16 June 2011
Three years of sustained community opposition have brought down plans for a massive dam on the Madre de Dios River in Peru. Yesterday the Peruvian government announced it was terminating the contract with Empresa de Generación Eléctrica Amazonas Sur (Egasur) to build a 1.5 gigawatt dam, known as the Inambari Dam. The dam was one of six that were agreed upon between Peru and Brazil to supply the latter with energy.
"Although this resolution does not prevent the construction of all dams in the Inambari Basin, it is very important because it clearly cancels EGASUR’s participation. The resolution states that all future proposed projects must be subjected to prior consultation with local communities," said Aldo Santos, from local NGO SER (Rural Educational Services), in a press release.
The cancellation follows a month long strike by 2,000 people against the dam as well as mining and oil projects in the region.
If built, the Inambari Dam would have inundated 46,000 hectares of rainforest and impacted the agricultural livelihoods of thousands of people.

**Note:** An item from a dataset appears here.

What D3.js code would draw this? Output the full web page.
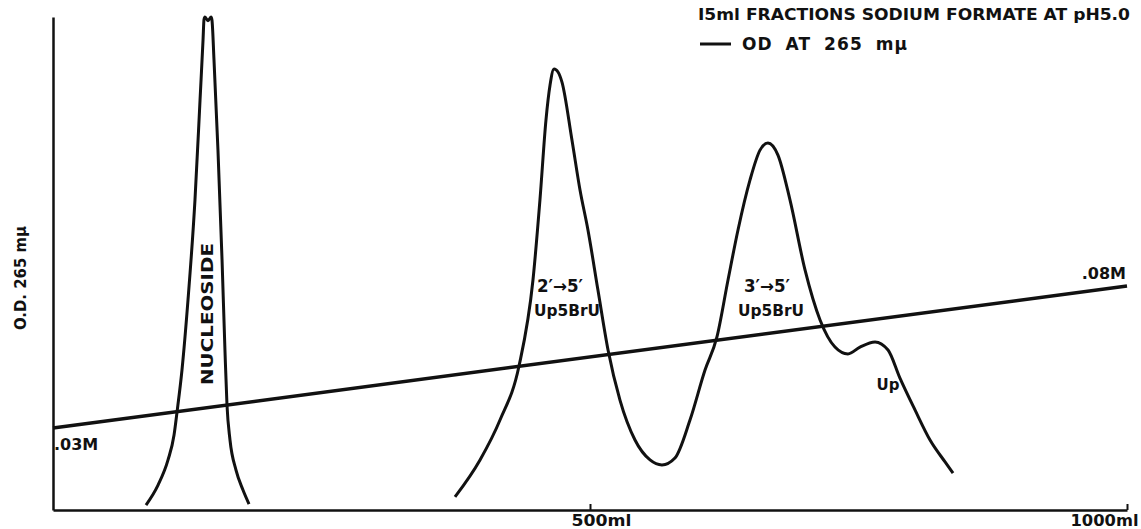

The dam would also have flooded 120 kilometers of the only-just finished Inter-Oceanic Highway.
"Even though the project is cancelled we know that we have won the battle but not the war. We know there are too many interests behind construction of Inambari, especially the interests of the Brazilians and their energy thirst,” said Olga Cutipa, President of the Front to Defend the Inambari-San Gaban.
A year ago Peru signed and Energy Agreement with Brazil to supply 7 gigawatts of hydropower to Brazil. The agreement was based on a series of six planned hydroelectric projects in the Peruvian Amazon, of which the Inambari would have been the largest. Following the cancellation, the agreement may be in jeopardy. However, the Inambari Dam could still re-emerge. The resurrection of the Belo Monte dam in Brazil after a decade is proof that such large projects are rarely, if ever, truly defeated.
The fate of the Inambari Dam, and the regions and people it would impact, now lies with newly-elected Peruvian President, Ollanta Humala.